Input:
_ _ _ _

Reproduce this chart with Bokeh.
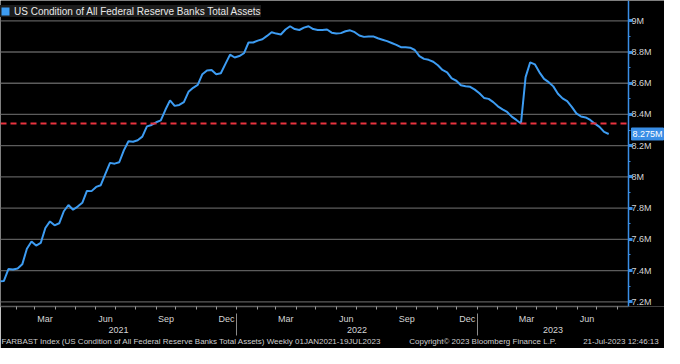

_ _ _ _

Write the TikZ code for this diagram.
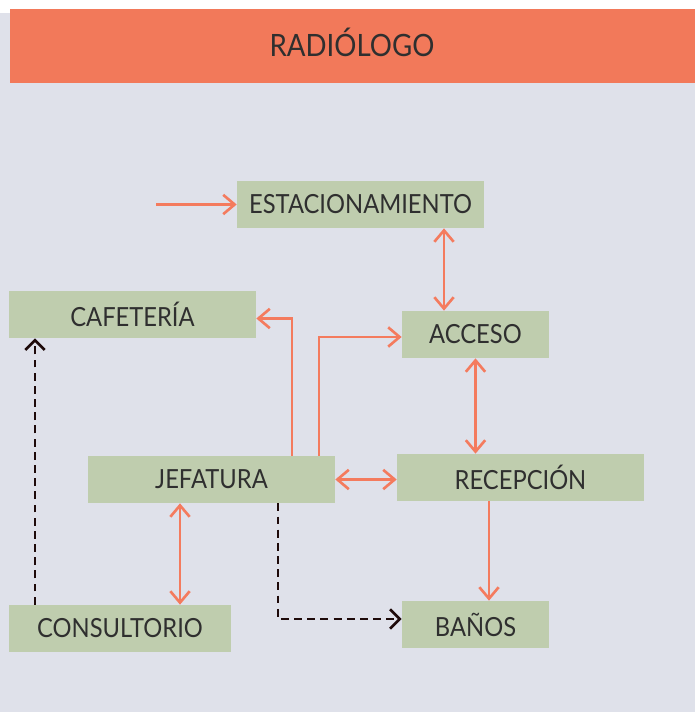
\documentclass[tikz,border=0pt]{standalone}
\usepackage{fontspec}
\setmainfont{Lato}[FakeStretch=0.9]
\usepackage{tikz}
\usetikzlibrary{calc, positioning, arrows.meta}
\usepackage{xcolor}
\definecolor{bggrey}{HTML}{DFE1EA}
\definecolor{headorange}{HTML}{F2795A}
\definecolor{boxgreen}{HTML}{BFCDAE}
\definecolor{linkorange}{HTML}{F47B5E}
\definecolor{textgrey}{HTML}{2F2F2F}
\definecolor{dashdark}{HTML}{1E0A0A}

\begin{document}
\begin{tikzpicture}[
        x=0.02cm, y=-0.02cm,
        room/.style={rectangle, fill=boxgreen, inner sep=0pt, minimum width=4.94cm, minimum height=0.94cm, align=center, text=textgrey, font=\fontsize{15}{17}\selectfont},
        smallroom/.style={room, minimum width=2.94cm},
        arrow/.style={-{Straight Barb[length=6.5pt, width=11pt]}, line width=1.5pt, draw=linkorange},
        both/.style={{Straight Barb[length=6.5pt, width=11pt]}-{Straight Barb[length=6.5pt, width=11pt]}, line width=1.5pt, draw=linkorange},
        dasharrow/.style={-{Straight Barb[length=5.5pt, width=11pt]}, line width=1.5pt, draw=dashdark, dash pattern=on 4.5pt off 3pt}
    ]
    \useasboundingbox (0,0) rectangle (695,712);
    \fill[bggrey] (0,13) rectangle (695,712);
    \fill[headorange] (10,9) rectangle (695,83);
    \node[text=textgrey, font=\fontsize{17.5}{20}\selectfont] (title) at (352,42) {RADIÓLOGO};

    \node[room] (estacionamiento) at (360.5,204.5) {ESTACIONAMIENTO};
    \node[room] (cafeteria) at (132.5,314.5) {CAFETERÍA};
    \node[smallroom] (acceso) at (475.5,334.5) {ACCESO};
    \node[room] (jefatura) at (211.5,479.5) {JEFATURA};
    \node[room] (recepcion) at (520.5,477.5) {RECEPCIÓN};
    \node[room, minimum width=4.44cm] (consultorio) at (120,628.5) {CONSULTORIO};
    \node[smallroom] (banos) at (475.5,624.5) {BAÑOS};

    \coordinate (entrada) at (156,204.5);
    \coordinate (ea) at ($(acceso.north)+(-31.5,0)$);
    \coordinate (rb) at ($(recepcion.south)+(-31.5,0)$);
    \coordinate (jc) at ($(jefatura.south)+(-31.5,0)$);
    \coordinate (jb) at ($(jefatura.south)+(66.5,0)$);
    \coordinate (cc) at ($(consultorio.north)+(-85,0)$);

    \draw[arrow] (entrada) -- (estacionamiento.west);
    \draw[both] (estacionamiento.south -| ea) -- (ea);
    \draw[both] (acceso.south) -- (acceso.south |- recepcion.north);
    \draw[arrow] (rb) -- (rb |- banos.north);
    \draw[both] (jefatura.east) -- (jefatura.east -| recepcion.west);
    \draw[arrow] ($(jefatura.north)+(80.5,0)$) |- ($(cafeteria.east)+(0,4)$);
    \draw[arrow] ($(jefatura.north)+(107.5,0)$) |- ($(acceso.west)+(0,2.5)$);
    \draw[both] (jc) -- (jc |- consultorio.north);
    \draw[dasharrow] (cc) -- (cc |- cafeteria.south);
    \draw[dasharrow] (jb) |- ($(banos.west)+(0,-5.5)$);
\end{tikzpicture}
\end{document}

_ _ _ _

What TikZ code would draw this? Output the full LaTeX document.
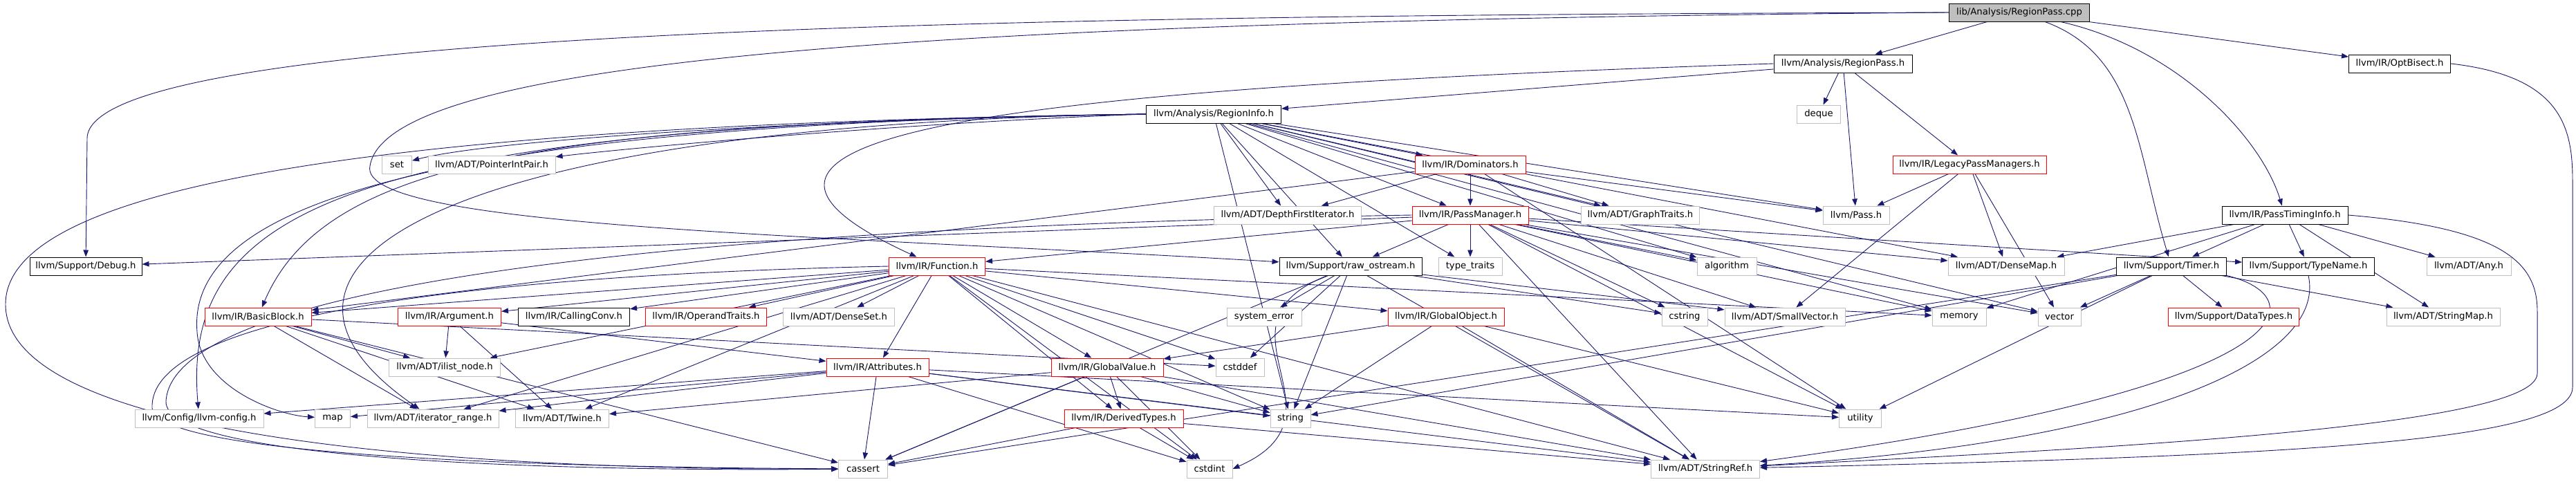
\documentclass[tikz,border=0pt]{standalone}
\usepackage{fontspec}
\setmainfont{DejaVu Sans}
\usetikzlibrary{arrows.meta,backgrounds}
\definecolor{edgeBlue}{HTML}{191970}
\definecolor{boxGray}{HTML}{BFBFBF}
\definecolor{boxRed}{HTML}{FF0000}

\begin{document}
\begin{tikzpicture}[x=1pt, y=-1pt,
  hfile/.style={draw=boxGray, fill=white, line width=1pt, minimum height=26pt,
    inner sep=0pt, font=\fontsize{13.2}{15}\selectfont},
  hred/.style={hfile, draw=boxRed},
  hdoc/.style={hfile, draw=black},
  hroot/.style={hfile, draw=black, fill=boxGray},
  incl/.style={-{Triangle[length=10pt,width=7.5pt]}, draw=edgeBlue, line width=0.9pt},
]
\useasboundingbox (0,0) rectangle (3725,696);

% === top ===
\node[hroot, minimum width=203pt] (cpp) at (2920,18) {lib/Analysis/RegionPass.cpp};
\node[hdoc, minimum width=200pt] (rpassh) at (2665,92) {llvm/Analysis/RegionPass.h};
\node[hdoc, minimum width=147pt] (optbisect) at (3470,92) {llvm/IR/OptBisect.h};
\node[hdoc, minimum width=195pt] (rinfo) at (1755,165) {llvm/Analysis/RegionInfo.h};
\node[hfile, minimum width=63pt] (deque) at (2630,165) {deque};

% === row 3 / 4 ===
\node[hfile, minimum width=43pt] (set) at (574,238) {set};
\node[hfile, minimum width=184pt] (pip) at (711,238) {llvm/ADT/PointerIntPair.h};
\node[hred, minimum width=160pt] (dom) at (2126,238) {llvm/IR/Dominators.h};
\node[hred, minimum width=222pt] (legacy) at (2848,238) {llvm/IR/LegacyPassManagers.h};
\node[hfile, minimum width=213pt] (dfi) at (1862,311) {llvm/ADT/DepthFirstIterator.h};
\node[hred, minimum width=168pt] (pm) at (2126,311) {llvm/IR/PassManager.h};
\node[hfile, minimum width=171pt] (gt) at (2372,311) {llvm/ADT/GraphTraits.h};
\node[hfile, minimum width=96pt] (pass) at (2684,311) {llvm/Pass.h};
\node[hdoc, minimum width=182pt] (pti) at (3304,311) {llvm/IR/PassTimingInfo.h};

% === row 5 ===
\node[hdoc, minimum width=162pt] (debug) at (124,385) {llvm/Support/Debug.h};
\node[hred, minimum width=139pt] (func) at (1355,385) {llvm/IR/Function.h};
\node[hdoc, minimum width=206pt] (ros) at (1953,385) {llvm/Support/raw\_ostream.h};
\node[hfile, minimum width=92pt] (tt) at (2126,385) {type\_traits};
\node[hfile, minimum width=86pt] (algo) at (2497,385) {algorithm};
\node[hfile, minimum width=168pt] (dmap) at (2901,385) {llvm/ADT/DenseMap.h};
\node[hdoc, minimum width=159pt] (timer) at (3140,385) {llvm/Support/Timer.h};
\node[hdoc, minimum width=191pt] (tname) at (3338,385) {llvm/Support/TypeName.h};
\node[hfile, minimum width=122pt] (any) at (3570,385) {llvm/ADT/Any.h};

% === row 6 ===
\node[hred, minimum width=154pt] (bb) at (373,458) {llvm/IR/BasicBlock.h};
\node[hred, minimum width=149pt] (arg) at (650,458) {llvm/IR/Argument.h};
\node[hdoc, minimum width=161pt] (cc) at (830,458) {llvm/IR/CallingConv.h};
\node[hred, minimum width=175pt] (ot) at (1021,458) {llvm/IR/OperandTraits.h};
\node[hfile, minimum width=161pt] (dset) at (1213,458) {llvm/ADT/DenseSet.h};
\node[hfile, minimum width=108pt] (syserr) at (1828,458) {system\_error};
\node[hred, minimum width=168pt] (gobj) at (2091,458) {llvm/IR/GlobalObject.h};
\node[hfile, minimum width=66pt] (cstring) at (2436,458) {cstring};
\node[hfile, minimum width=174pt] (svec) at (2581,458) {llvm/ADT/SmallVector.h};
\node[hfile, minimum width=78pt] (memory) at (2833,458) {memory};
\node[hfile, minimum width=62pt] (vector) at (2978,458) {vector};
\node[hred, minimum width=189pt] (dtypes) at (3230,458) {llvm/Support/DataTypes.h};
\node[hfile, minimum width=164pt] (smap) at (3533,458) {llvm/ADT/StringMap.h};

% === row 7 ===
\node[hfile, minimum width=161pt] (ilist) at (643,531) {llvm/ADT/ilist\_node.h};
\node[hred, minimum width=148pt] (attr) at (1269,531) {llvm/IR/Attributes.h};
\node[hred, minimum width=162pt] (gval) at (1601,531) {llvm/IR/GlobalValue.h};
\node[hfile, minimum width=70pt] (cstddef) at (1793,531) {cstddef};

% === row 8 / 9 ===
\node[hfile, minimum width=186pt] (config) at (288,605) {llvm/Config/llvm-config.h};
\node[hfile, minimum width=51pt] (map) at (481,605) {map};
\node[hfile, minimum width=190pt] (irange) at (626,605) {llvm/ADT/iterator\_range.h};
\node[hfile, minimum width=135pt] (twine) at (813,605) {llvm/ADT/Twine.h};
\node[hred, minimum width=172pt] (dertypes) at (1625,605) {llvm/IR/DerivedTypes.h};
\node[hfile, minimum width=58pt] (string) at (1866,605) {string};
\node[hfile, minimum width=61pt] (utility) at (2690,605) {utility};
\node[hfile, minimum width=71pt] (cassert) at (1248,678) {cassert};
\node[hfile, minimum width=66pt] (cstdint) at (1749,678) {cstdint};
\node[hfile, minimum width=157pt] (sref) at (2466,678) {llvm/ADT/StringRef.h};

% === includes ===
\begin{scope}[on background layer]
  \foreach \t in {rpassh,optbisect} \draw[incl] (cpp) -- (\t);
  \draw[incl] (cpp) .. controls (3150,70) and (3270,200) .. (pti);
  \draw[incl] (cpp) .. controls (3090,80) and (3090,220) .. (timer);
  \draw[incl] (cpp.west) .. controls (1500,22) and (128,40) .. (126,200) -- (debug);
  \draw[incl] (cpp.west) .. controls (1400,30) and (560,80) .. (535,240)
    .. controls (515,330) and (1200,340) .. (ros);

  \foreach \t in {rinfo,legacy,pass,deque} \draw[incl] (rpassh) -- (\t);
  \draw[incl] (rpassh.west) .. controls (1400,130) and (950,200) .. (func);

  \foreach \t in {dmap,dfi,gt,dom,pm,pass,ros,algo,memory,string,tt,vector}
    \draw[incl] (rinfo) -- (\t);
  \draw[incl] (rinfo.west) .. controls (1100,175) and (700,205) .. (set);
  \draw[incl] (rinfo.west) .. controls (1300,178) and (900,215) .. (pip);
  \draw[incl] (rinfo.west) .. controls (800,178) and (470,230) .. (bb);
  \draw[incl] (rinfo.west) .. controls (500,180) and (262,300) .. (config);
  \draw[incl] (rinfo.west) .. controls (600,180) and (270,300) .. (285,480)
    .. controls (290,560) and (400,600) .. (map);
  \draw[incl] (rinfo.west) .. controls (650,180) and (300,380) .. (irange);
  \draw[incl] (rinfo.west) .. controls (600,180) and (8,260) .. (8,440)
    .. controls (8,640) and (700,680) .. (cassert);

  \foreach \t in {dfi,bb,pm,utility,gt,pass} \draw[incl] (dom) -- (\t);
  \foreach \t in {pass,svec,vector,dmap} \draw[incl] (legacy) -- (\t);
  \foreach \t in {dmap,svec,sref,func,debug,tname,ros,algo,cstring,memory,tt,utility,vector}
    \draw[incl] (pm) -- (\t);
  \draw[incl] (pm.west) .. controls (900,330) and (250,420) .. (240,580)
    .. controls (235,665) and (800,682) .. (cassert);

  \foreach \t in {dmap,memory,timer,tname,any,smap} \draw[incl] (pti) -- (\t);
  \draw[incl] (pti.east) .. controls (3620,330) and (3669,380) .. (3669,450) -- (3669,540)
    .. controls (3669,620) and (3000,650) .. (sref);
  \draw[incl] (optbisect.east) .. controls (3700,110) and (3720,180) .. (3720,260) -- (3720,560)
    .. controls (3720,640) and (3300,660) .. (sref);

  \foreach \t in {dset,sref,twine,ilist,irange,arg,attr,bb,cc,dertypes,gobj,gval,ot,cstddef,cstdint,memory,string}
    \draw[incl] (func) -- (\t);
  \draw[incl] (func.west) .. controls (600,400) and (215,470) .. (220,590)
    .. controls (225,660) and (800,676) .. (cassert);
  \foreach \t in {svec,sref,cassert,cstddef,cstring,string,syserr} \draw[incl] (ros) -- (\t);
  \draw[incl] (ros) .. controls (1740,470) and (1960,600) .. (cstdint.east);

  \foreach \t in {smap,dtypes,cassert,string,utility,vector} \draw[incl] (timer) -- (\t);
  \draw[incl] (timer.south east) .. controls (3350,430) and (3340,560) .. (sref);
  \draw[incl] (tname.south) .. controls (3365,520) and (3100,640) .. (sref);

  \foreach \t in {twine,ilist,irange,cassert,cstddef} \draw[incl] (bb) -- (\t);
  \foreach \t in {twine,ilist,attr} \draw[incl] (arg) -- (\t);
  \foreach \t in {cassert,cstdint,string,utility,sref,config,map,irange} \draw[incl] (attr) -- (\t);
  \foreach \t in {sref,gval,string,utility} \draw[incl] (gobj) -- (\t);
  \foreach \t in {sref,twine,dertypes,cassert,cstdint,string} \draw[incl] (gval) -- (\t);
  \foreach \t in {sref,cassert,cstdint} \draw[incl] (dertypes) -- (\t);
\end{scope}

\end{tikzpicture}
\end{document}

_ _ _ _

Instructions to follow: Make an exact copy of the lines from the one containing "Write the TikZ code for this diagram." to the one containing "(title) at (352,42)", keeping both and leaving out every picture.

Task solution:
Write the TikZ code for this diagram.
\documentclass[tikz,border=0pt]{standalone}
\usepackage{fontspec}
\setmainfont{Lato}[FakeStretch=0.9]
\usepackage{tikz}
\usetikzlibrary{calc, positioning, arrows.meta}
\usepackage{xcolor}
\definecolor{bggrey}{HTML}{DFE1EA}
\definecolor{headorange}{HTML}{F2795A}
\definecolor{boxgreen}{HTML}{BFCDAE}
\definecolor{linkorange}{HTML}{F47B5E}
\definecolor{textgrey}{HTML}{2F2F2F}
\definecolor{dashdark}{HTML}{1E0A0A}

\begin{document}
\begin{tikzpicture}[
        x=0.02cm, y=-0.02cm,
        room/.style={rectangle, fill=boxgreen, inner sep=0pt, minimum width=4.94cm, minimum height=0.94cm, align=center, text=textgrey, font=\fontsize{15}{17}\selectfont},
        smallroom/.style={room, minimum width=2.94cm},
        arrow/.style={-{Straight Barb[length=6.5pt, width=11pt]}, line width=1.5pt, draw=linkorange},
        both/.style={{Straight Barb[length=6.5pt, width=11pt]}-{Straight Barb[length=6.5pt, width=11pt]}, line width=1.5pt, draw=linkorange},
        dasharrow/.style={-{Straight Barb[length=5.5pt, width=11pt]}, line width=1.5pt, draw=dashdark, dash pattern=on 4.5pt off 3pt}
    ]
    \useasboundingbox (0,0) rectangle (695,712);
    \fill[bggrey] (0,13) rectangle (695,712);
    \fill[headorange] (10,9) rectangle (695,83);
    \node[text=textgrey, font=\fontsize{17.5}{20}\selectfont] (title) at (352,42) {RADIÓLOGO};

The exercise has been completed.